The challenge for Bayh’s campaign might be a third party candidate, Greg Ballard. The former Republican mayor of Indianapolis is getting signatures to run as an Independent. If he is successful, it will be interesting to see which candidate he draws votes from. There are disenchanted voters from both sides who are engaged, paying attention and fired up. These are voters who are not loyal to party loyalists. The Indiana midterm elections may turn out to be as much as referendum on the party as it is the candidates.
Why It Matters:
The exciting news is that for the first time in decades, there are Democratic Candidates in 91 of the 100 State House districts, the highest number since 1992. Additionally, all 25 State Senate seats will be contested, the first time since 1974—over half a century!
This explosion of candidates is due in large part to this emerging, new generation of activists who focused on precinct chairs, county chairs and delegate elections, not only candidate campaigns. That’s how about 40% of the convention delegates showed up on Saturday.
We have competent, energetic and young candidates across the state working to flip the super-majority stranglehold that has captured our state legislature for over two decades. Many of these candidates have caught the national attention of the Democratic Legislative Campaign Committee (DLCC), and they have identified several local campaigns they consider flippable, including:
House District 62 (Monroe County) Amy Huffman Oliver
House District 43 (Terre Haute) Tony Pfaff
House District 39 (Hamilton County) Lindsay Gramlich
House District 36 (northeast Indy, Fishers) Kyle Pierce
We also have newly elected engaged and enthusiastic county and township party chairs and a plethora of new precinct chairs who are doing amazing work across the state. Josh Lowry, Hamilton County Party Chair, has created an emerging and powerful democratic presence in that county. In the most recent 2026 Primary Election, there was a 258% increase in voters picking a Democratic ballot. He is building a coalition of grassroots support and a network of grassroots organizations that have sprung up since the 2024 election.
All of this good news is happening within a broader context of the complete free fall of approval ratings for Governor Braun and Trump. Governor Braun is the most unpopular first term governor in history, and Trump’s approval is hovering at 37% and is showing no signs of improving.
What You Can Do:
Experts in fascism and the fall of democracies insist that the midterm elections will determine whether we are able to recover from this onslaught of loss of freedoms. The only way out of this nightmare is at the ballot box in November. We are not in normal times, and this is not just any election.
Despite the heartbreak, despair, suffering, loss of life, destruction of democratic institutions and democratic norms, rising prices and inflation, we are standing on the precipice of a re-founding. We can take our country back from the grip of corruption, greed, and fascism cloaked in white Christian nationalism. Our power is in we the people and our vote. We must elect candidates who are committed to our democracy and loyal to the people, not donors.

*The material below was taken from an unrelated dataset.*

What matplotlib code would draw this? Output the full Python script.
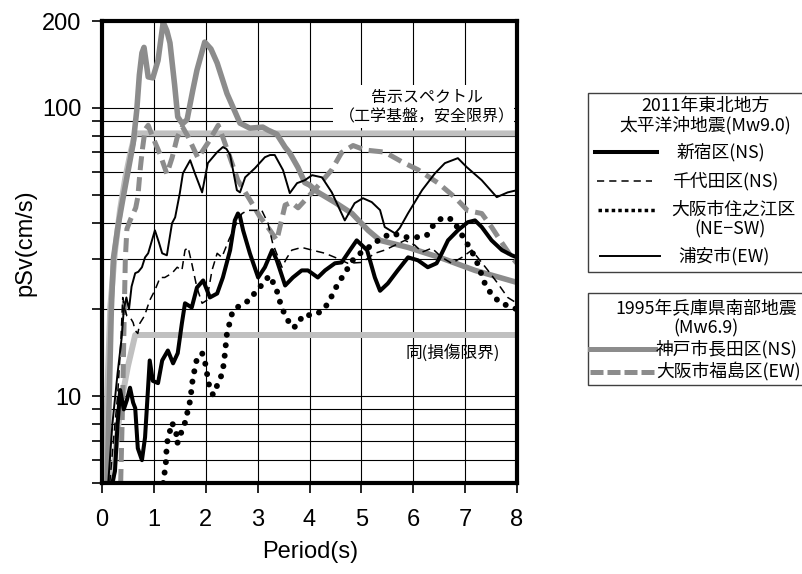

Our state has lead the way in authoritarianism and it may be one of the last to be freed from the grips of MAGA and radical conservatism. But we can make great strides in 2026 and again in 2028. We need to reimagine and revitalize our Democratic party, recruit candidates who are willing to be servant civic leaders, and trust that if we have the right candidate, that they can and will be elected.
Our dilemma is that if money and power is what it takes to make a person ‘electable’, that is an indictment on the system not an endorsement of the candidate. Something new is trying to be born, let’s help make that happen.